### TASK OBJECTIVE
Pick out each line of the records in which the word "matplotlib" appears.

### DATASET
-.-.-

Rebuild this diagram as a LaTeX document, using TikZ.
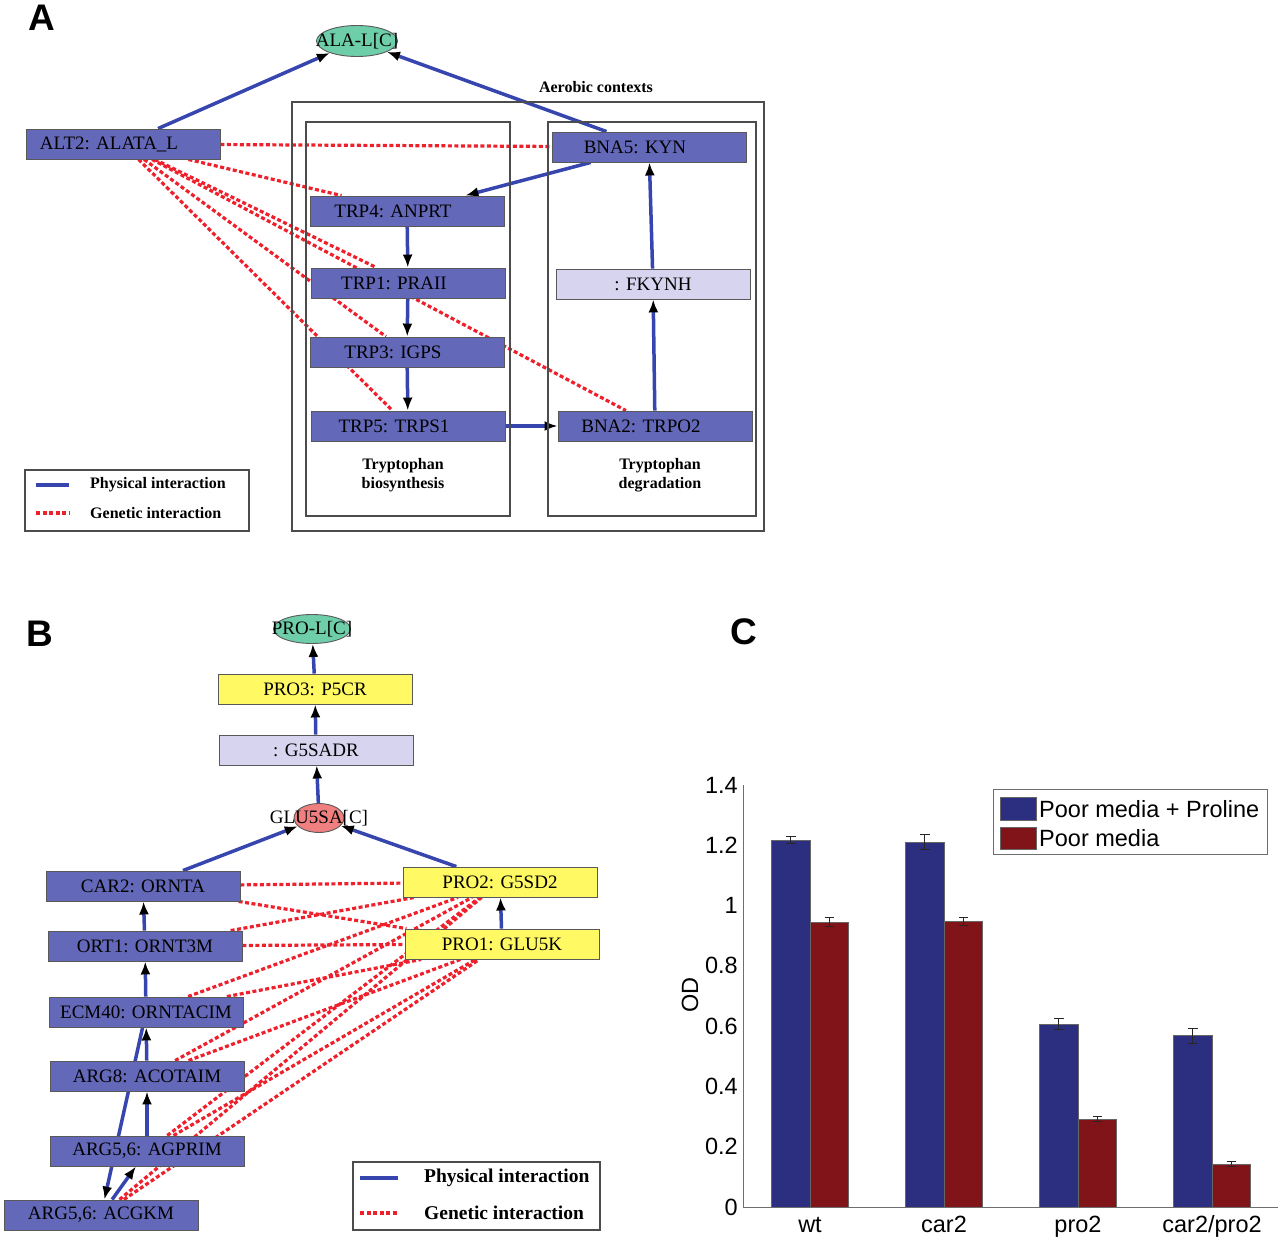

-.-.-

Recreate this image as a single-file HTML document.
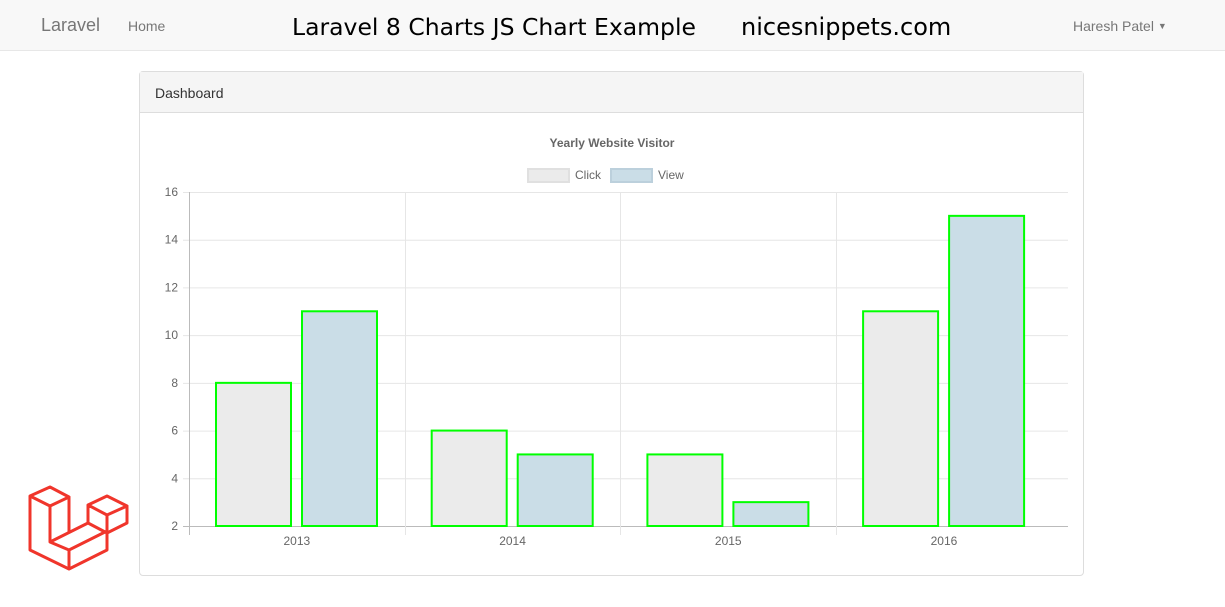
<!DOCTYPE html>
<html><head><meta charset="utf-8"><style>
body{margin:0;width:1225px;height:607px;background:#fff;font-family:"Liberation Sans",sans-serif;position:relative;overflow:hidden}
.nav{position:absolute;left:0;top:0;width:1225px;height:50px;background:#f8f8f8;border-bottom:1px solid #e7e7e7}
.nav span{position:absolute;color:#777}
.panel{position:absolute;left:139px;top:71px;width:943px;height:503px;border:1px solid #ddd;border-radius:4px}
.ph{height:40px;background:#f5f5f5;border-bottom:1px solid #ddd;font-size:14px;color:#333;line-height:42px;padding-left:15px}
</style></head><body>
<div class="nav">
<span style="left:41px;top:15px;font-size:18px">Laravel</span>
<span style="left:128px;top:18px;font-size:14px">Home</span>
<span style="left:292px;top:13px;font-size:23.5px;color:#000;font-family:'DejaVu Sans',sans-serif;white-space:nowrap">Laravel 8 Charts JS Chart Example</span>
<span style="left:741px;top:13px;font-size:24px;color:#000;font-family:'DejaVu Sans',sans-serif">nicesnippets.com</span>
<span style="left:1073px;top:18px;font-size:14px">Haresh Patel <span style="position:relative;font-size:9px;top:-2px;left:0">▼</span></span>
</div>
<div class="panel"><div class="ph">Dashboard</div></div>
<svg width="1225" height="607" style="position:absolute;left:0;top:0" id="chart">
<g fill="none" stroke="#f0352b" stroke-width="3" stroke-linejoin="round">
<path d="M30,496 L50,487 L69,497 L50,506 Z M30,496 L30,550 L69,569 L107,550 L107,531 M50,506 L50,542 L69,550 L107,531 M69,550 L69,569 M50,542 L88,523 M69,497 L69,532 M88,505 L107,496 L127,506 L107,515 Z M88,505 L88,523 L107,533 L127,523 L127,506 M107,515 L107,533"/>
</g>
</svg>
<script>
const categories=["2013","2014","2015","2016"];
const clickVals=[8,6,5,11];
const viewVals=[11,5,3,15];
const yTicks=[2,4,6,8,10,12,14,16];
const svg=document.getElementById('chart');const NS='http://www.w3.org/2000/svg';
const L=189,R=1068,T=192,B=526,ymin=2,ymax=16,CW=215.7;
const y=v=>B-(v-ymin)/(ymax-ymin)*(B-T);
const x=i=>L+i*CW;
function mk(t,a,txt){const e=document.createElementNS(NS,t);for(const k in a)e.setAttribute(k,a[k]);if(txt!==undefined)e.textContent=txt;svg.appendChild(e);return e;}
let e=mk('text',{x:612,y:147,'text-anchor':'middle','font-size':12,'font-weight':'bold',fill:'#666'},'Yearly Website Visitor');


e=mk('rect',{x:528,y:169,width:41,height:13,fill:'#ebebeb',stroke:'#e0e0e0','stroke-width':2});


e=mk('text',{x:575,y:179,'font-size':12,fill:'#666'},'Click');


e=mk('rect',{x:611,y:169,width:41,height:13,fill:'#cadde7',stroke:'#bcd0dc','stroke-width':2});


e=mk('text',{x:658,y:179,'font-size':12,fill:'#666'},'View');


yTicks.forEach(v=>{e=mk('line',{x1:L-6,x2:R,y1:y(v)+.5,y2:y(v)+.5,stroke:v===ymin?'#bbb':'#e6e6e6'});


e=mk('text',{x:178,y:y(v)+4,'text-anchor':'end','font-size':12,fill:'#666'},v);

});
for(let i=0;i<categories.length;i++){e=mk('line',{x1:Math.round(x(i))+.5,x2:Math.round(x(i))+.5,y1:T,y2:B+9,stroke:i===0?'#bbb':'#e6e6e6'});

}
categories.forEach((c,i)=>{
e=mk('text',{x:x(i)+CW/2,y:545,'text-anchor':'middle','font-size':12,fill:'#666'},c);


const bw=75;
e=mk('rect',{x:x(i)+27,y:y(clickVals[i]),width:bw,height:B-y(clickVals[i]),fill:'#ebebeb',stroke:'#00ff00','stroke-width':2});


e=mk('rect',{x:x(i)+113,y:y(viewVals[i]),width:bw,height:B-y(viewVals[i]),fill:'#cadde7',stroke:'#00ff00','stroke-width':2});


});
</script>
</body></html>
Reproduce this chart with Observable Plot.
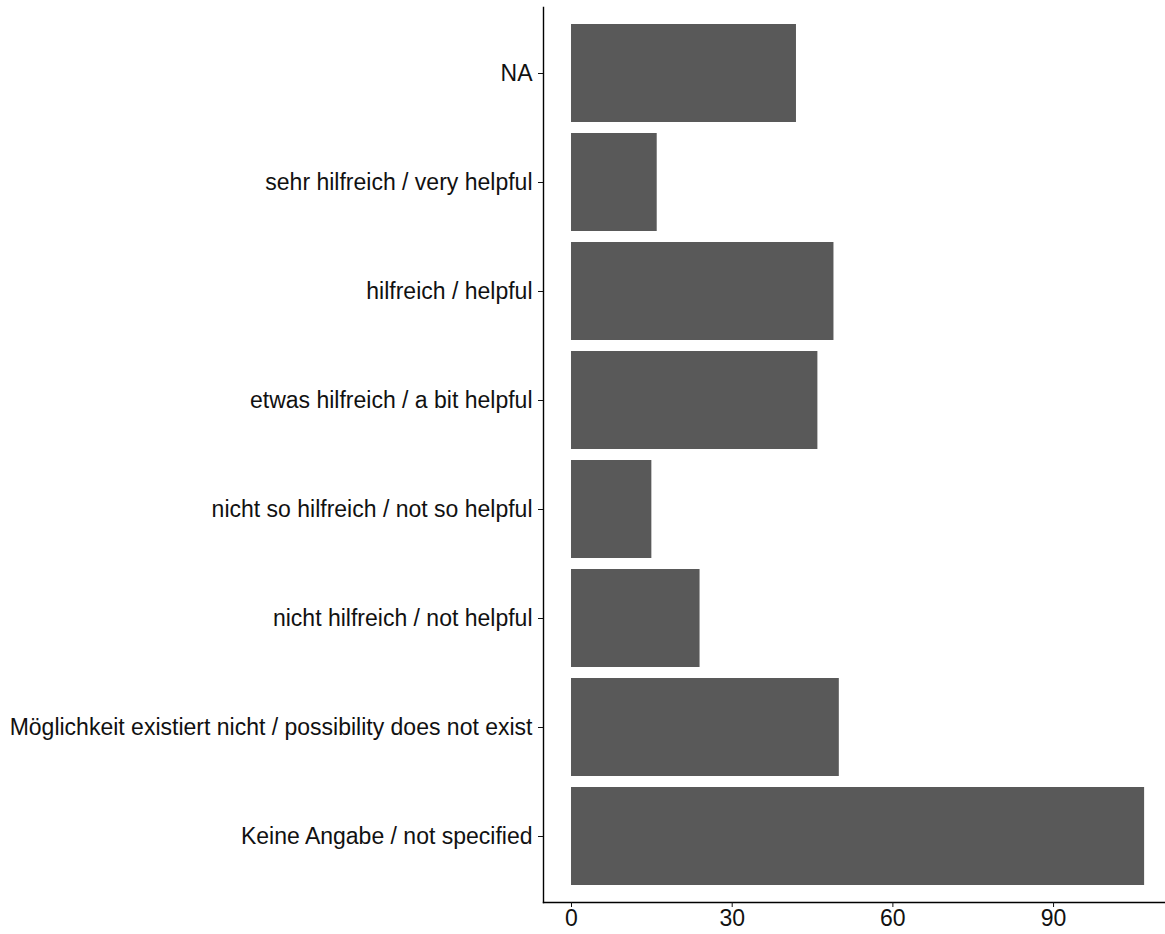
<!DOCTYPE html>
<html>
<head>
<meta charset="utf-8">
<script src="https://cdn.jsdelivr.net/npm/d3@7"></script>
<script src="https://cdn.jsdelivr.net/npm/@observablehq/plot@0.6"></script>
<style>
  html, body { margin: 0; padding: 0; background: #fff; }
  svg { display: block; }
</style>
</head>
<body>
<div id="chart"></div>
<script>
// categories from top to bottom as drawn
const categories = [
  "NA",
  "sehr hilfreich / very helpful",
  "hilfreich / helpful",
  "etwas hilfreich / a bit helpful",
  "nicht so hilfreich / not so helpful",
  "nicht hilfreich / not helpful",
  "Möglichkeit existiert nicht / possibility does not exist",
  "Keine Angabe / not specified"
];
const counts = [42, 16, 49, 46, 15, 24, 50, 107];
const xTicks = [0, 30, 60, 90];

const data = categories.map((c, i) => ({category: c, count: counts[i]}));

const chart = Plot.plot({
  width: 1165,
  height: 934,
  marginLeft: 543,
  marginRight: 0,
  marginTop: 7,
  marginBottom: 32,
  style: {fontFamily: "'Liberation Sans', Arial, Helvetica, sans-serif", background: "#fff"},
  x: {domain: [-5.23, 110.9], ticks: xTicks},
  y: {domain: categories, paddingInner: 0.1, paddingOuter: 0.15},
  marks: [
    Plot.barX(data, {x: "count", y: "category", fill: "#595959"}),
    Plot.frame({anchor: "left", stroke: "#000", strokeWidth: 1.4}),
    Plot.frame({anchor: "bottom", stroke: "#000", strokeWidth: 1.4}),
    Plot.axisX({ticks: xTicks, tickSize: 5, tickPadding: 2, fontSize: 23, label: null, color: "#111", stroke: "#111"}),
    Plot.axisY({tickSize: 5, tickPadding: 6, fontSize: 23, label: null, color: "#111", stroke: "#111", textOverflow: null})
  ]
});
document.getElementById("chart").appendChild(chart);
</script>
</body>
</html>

-.-.-

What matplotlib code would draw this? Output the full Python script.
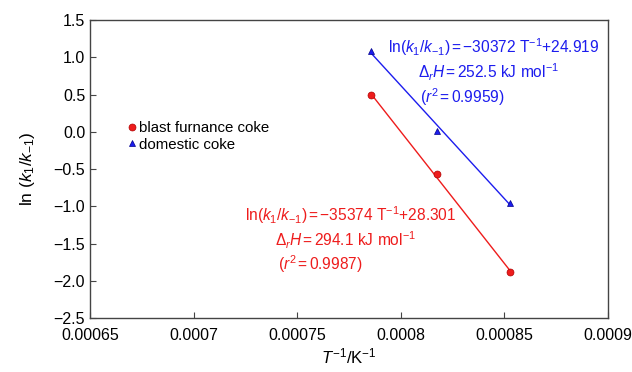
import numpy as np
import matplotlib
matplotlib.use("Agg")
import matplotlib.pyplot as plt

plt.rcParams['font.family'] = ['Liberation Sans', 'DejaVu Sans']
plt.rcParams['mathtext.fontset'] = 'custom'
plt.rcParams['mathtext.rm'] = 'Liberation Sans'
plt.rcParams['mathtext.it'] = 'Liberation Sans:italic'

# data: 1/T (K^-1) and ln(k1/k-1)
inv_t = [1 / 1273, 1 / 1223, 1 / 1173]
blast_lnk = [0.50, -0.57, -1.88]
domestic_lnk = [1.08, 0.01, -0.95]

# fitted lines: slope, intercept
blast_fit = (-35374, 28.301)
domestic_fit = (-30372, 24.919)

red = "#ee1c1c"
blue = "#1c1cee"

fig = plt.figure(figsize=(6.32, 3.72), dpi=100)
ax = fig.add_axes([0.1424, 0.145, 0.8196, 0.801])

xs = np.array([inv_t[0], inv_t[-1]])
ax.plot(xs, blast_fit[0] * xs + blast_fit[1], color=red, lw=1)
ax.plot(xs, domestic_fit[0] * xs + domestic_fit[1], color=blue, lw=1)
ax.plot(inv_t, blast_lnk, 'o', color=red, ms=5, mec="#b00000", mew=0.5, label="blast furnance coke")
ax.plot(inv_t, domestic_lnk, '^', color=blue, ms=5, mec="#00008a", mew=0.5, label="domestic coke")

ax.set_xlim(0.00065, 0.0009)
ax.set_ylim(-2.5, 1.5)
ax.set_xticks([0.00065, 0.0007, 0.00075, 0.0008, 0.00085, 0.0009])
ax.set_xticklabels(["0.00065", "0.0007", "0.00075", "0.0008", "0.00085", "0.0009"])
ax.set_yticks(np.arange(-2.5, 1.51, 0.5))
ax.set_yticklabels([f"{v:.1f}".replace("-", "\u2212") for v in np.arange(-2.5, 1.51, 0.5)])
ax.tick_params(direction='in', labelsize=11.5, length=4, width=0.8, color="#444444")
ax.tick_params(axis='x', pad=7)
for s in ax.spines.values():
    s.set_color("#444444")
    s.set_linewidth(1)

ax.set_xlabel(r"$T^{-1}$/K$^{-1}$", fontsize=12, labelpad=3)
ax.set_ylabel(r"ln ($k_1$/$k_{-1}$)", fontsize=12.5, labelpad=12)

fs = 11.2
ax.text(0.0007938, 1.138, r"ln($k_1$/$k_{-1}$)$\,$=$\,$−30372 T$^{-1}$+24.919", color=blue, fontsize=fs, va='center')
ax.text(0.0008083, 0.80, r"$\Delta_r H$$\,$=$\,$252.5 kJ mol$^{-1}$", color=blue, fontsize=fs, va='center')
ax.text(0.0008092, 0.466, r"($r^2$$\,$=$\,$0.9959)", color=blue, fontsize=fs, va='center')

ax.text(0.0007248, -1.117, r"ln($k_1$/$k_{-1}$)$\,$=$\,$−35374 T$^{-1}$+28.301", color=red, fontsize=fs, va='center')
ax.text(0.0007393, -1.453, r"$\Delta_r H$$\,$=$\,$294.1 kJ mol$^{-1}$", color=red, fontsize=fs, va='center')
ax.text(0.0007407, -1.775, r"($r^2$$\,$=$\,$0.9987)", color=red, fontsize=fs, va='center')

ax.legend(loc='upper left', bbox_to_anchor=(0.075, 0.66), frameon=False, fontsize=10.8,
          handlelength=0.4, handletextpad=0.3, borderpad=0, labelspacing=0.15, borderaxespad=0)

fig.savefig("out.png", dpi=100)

-.-.-

### WORKED SOLUTION
What matplotlib code would draw this? Output the full Python script.
import matplotlib
matplotlib.use("Agg")
import matplotlib.pyplot as plt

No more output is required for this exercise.